• [Entries with chart source code]:

--------------------------------

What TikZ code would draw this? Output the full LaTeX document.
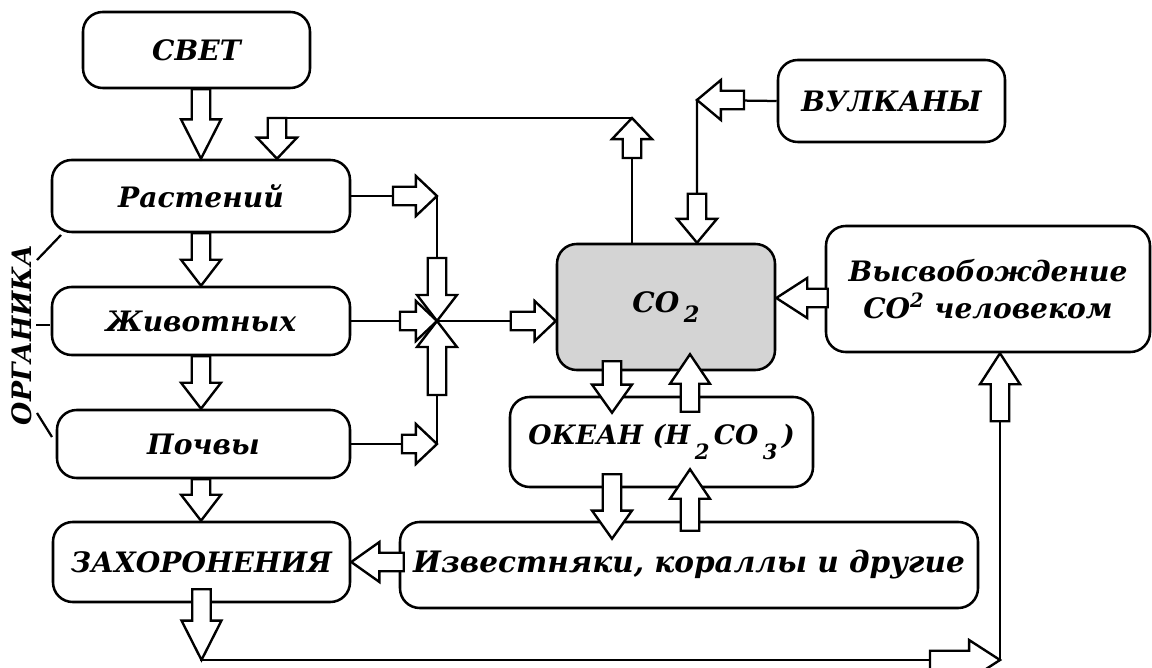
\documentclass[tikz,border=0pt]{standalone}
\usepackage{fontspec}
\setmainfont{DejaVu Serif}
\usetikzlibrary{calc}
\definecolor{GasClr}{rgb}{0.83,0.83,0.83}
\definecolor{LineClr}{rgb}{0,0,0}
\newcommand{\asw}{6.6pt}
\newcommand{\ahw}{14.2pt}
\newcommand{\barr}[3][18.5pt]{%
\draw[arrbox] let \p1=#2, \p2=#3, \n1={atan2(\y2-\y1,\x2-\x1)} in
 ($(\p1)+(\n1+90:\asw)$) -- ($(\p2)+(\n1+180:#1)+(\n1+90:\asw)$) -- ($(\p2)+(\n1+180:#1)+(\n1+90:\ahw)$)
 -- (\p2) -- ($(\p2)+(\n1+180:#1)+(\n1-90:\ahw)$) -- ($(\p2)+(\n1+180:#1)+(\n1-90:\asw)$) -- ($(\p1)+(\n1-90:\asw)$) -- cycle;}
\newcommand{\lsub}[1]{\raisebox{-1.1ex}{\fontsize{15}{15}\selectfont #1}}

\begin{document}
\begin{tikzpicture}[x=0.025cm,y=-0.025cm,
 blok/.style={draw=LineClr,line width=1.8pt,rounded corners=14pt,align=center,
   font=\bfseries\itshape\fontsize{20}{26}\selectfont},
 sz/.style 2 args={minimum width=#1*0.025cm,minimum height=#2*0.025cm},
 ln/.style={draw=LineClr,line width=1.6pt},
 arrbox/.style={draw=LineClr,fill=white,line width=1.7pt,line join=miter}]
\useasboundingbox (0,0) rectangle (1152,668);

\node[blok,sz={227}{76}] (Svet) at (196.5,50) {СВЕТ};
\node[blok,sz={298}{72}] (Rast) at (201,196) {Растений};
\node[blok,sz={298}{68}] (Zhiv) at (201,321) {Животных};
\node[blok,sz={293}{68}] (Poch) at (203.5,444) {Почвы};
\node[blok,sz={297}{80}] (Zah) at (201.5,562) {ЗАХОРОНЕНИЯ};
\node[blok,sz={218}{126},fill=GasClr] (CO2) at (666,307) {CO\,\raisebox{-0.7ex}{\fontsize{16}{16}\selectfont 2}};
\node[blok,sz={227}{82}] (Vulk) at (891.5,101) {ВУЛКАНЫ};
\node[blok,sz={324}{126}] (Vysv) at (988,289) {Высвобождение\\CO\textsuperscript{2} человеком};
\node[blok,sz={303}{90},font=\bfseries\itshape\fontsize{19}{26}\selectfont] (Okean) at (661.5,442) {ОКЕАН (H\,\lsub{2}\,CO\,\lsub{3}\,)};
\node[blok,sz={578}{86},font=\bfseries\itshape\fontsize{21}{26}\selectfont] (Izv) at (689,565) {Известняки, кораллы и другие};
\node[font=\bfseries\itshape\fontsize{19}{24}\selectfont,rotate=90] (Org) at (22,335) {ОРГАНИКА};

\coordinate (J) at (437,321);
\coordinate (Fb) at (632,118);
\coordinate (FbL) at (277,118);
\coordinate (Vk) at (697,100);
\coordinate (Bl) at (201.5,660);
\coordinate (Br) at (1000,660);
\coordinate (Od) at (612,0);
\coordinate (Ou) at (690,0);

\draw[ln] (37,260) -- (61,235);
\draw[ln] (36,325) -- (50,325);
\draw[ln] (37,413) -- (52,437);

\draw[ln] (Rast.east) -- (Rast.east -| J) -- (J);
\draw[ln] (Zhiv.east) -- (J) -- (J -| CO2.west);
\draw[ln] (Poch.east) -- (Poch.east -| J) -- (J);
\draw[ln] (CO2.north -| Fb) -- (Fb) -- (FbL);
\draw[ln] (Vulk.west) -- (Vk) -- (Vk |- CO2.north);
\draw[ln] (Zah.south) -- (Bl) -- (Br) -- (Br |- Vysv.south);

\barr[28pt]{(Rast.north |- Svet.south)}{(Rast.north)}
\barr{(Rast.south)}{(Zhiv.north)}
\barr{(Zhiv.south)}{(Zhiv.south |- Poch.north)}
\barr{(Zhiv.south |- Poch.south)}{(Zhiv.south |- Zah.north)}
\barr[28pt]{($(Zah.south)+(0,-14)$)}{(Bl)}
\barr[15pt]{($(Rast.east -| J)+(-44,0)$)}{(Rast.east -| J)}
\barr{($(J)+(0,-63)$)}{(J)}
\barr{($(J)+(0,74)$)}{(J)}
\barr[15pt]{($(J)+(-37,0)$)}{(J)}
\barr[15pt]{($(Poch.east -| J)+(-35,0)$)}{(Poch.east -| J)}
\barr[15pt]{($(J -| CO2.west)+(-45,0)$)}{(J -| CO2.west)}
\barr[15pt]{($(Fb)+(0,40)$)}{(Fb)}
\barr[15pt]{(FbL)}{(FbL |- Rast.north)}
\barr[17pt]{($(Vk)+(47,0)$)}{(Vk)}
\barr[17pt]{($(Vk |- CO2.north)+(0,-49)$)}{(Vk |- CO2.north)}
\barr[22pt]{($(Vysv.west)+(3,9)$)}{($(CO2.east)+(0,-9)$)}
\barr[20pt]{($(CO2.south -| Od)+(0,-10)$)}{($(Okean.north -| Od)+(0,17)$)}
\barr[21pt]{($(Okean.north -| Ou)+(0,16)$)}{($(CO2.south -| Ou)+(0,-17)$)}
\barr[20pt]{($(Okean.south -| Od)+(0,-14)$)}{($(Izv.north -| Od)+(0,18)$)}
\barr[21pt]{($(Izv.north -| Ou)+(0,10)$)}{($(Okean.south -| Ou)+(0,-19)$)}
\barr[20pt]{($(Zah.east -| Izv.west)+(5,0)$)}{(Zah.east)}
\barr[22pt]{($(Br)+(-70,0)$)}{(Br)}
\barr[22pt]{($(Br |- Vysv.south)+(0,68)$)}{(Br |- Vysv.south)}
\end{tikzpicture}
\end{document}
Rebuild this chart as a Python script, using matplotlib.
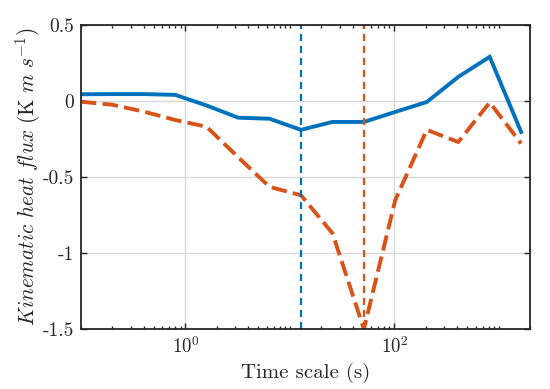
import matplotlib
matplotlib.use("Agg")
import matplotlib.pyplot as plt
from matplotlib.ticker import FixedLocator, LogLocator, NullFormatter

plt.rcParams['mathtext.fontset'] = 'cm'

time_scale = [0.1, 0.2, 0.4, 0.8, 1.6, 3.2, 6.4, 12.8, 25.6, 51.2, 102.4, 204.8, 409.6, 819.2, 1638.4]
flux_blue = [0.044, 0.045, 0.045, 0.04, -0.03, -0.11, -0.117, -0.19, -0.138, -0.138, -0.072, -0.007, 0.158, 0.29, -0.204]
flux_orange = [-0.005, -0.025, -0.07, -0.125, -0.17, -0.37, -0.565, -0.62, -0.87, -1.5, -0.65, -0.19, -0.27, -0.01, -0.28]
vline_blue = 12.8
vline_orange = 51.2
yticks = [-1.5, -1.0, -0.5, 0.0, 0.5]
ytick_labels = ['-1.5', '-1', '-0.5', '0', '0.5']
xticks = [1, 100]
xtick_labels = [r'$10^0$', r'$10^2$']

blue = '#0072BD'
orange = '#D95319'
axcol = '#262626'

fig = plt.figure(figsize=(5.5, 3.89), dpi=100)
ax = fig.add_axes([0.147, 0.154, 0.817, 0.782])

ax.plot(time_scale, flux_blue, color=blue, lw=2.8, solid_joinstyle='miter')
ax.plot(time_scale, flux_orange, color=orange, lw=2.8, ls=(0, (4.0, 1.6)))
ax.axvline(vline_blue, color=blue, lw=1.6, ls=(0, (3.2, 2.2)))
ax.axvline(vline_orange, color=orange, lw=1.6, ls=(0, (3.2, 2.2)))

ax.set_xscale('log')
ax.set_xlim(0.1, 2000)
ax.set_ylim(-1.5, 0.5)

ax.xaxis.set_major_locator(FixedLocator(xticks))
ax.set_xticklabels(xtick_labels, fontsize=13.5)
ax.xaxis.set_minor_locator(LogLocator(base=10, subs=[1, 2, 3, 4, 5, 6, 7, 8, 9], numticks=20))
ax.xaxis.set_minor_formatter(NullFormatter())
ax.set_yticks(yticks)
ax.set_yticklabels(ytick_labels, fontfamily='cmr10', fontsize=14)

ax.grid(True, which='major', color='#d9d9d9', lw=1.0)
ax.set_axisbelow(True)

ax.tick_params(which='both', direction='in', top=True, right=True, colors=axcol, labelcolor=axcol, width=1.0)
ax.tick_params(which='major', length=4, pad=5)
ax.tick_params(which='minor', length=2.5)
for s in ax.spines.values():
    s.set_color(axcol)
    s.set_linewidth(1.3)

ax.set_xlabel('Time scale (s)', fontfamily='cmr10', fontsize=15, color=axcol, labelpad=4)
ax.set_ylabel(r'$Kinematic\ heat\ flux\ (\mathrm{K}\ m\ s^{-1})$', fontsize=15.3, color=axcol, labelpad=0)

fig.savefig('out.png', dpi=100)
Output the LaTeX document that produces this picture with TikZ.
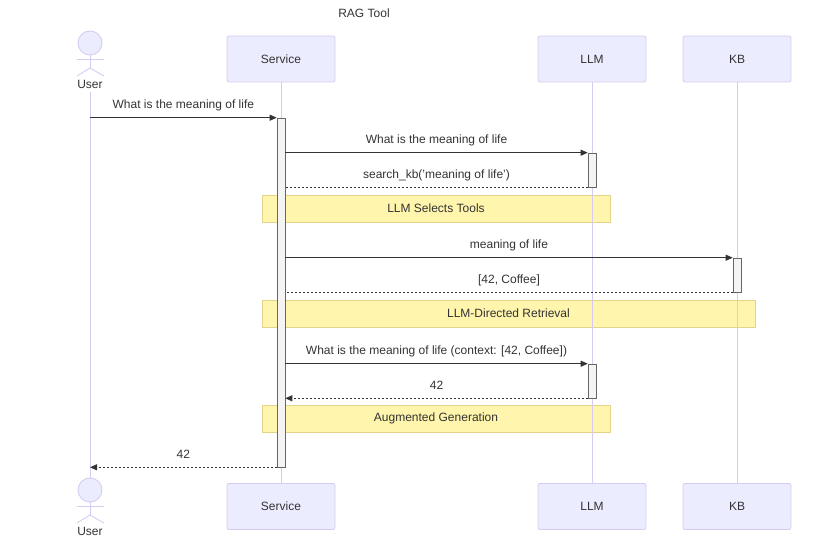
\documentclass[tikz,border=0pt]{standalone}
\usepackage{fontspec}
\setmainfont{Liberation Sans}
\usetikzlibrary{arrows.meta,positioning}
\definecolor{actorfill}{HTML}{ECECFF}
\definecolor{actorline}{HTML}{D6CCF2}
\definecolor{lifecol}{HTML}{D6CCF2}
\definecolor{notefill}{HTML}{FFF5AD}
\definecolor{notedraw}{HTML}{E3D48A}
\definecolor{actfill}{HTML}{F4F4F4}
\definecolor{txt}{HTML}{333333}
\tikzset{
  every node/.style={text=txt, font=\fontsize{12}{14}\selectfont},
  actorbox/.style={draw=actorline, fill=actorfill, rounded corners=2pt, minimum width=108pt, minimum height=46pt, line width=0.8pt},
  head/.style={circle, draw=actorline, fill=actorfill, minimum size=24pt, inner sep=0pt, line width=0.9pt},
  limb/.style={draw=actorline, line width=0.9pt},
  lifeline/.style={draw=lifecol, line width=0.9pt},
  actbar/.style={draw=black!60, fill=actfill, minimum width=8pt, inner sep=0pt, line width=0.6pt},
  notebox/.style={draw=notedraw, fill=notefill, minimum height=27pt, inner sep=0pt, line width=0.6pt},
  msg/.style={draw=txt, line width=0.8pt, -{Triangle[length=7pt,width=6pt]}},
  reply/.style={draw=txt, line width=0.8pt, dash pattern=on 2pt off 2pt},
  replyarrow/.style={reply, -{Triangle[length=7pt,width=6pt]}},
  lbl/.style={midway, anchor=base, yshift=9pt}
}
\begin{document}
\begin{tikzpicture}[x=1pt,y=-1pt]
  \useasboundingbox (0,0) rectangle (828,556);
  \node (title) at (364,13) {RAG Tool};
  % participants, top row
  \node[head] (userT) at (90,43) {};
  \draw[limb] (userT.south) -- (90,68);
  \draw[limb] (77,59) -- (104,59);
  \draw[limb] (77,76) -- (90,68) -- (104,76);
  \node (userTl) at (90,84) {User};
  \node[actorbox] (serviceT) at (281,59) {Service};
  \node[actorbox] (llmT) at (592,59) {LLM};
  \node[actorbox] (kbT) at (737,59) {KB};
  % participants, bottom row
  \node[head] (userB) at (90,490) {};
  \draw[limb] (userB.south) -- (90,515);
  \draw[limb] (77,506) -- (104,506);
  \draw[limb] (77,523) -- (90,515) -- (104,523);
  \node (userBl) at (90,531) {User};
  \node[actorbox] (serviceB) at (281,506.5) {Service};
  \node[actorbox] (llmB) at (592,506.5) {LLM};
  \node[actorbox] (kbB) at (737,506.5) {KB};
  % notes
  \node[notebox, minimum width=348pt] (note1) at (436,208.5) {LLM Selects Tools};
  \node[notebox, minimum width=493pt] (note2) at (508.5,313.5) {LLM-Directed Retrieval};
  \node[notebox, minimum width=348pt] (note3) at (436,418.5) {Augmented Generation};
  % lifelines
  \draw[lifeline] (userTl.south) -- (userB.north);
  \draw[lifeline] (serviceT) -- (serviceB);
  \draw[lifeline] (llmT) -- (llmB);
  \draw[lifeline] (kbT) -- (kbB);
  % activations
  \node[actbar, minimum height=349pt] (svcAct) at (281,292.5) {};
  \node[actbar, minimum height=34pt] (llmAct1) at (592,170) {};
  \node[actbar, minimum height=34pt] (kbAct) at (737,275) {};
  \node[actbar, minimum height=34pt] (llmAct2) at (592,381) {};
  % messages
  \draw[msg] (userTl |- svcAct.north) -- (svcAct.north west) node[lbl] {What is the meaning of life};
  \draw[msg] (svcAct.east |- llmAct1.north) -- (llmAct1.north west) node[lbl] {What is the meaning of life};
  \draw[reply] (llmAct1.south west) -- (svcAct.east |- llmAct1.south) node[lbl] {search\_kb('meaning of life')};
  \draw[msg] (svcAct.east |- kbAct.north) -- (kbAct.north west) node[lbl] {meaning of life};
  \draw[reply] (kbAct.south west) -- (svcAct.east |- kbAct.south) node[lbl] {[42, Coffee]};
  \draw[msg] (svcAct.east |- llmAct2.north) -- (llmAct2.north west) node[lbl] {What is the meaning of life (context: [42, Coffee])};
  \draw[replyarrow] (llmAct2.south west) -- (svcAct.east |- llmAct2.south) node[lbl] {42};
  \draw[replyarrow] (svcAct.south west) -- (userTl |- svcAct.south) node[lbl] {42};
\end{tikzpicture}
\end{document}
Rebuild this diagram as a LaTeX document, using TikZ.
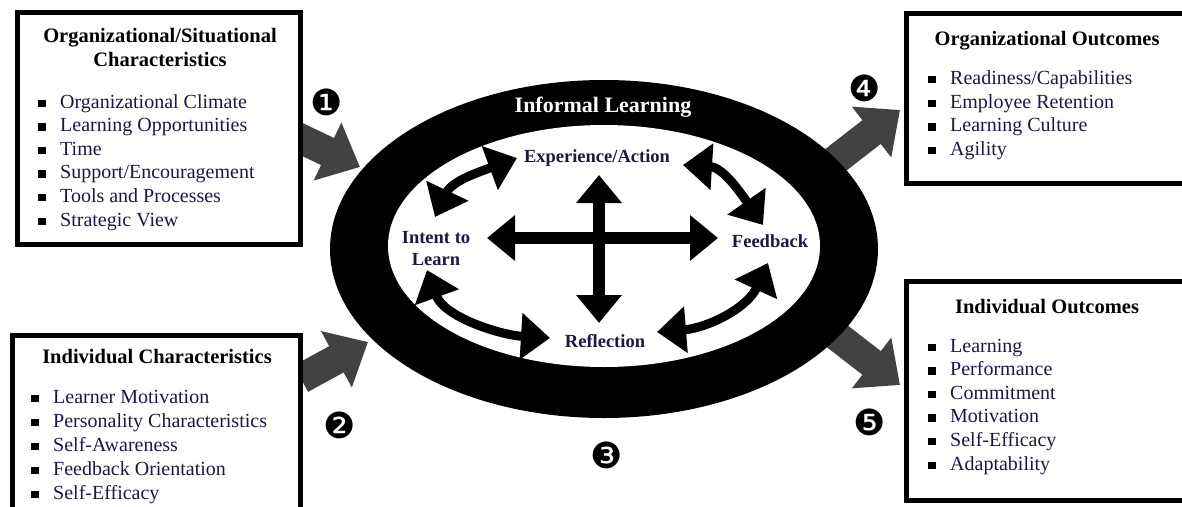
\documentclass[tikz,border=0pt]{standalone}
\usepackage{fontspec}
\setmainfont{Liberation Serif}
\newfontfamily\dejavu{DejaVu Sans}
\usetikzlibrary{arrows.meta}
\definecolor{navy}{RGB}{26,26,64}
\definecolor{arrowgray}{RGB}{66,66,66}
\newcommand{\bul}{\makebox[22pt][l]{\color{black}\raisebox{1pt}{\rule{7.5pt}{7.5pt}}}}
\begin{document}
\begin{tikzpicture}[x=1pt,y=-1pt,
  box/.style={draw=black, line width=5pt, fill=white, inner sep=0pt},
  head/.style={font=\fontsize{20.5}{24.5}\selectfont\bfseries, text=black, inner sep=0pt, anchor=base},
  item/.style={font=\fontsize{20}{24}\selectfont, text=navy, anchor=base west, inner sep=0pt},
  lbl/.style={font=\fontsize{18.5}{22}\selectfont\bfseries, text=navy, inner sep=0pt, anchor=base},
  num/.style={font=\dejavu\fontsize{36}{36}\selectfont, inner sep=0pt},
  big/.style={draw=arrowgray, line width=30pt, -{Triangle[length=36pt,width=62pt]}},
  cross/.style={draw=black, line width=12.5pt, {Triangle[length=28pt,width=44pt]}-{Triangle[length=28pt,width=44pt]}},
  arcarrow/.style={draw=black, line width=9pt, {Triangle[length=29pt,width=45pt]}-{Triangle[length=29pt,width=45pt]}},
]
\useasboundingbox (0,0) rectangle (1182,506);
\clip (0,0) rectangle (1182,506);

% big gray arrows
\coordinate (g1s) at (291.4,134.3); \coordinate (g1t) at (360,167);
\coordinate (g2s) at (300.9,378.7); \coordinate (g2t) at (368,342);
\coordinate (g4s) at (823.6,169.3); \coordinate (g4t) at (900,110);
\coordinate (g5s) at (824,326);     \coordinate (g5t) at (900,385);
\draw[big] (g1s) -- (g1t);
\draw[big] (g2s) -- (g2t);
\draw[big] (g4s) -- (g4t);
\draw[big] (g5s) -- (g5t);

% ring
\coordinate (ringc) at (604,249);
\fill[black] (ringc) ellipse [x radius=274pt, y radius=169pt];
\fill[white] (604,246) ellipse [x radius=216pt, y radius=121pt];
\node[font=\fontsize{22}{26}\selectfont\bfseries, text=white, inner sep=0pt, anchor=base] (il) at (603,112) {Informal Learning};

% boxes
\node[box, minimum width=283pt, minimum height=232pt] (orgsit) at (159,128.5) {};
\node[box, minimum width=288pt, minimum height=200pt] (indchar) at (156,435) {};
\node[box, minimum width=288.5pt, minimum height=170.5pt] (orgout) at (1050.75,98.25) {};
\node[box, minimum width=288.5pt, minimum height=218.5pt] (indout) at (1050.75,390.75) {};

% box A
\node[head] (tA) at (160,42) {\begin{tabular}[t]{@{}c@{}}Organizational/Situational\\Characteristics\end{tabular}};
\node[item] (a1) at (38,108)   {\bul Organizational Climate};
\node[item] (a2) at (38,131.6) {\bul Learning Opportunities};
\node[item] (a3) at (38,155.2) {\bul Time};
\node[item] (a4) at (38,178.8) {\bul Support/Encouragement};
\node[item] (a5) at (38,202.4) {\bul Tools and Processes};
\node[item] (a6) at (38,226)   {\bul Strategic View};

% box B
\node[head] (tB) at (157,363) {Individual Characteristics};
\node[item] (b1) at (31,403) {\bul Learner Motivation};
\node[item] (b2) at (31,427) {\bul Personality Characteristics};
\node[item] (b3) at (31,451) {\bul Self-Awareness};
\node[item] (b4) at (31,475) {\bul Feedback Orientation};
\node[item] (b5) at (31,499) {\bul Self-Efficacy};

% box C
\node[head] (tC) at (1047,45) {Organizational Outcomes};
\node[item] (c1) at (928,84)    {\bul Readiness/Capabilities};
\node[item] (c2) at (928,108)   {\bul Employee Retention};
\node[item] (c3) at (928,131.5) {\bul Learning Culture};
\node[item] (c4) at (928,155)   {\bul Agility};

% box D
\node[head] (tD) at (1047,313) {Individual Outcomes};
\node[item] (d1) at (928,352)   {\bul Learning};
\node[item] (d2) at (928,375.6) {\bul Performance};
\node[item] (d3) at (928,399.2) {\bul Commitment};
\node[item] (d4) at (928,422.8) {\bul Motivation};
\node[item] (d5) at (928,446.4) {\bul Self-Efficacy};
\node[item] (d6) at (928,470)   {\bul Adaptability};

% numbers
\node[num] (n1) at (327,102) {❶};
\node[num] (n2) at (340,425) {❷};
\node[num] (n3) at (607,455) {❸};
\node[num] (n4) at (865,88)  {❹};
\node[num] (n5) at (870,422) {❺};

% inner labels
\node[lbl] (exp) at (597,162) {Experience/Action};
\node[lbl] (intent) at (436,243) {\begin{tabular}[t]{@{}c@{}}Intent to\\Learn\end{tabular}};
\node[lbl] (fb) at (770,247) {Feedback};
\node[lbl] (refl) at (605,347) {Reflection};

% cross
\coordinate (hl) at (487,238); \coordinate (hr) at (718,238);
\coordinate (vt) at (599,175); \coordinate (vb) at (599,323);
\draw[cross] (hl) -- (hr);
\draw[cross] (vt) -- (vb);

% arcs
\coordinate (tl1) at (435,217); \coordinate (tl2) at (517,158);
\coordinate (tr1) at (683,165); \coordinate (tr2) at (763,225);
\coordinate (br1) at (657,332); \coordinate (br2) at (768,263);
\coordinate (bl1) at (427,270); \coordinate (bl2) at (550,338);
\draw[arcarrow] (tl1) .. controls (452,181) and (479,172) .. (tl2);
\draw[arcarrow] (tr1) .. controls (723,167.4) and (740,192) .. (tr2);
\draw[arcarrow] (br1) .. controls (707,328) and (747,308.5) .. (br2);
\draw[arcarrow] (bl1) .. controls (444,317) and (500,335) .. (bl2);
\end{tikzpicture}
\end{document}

--------------------------------

• [Task requirements]:
Include the first line of the records, the line containing "(0,0) rectangle (1152,668);", and every line between them, repeated exactly. Skip the pictures.

• [Answer to this problem]:
What TikZ code would draw this? Output the full LaTeX document.
\documentclass[tikz,border=0pt]{standalone}
\usepackage{fontspec}
\setmainfont{DejaVu Serif}
\usetikzlibrary{calc}
\definecolor{GasClr}{rgb}{0.83,0.83,0.83}
\definecolor{LineClr}{rgb}{0,0,0}
\newcommand{\asw}{6.6pt}
\newcommand{\ahw}{14.2pt}
\newcommand{\barr}[3][18.5pt]{%
\draw[arrbox] let \p1=#2, \p2=#3, \n1={atan2(\y2-\y1,\x2-\x1)} in
 ($(\p1)+(\n1+90:\asw)$) -- ($(\p2)+(\n1+180:#1)+(\n1+90:\asw)$) -- ($(\p2)+(\n1+180:#1)+(\n1+90:\ahw)$)
 -- (\p2) -- ($(\p2)+(\n1+180:#1)+(\n1-90:\ahw)$) -- ($(\p2)+(\n1+180:#1)+(\n1-90:\asw)$) -- ($(\p1)+(\n1-90:\asw)$) -- cycle;}
\newcommand{\lsub}[1]{\raisebox{-1.1ex}{\fontsize{15}{15}\selectfont #1}}

\begin{document}
\begin{tikzpicture}[x=0.025cm,y=-0.025cm,
 blok/.style={draw=LineClr,line width=1.8pt,rounded corners=14pt,align=center,
   font=\bfseries\itshape\fontsize{20}{26}\selectfont},
 sz/.style 2 args={minimum width=#1*0.025cm,minimum height=#2*0.025cm},
 ln/.style={draw=LineClr,line width=1.6pt},
 arrbox/.style={draw=LineClr,fill=white,line width=1.7pt,line join=miter}]
\useasboundingbox (0,0) rectangle (1152,668);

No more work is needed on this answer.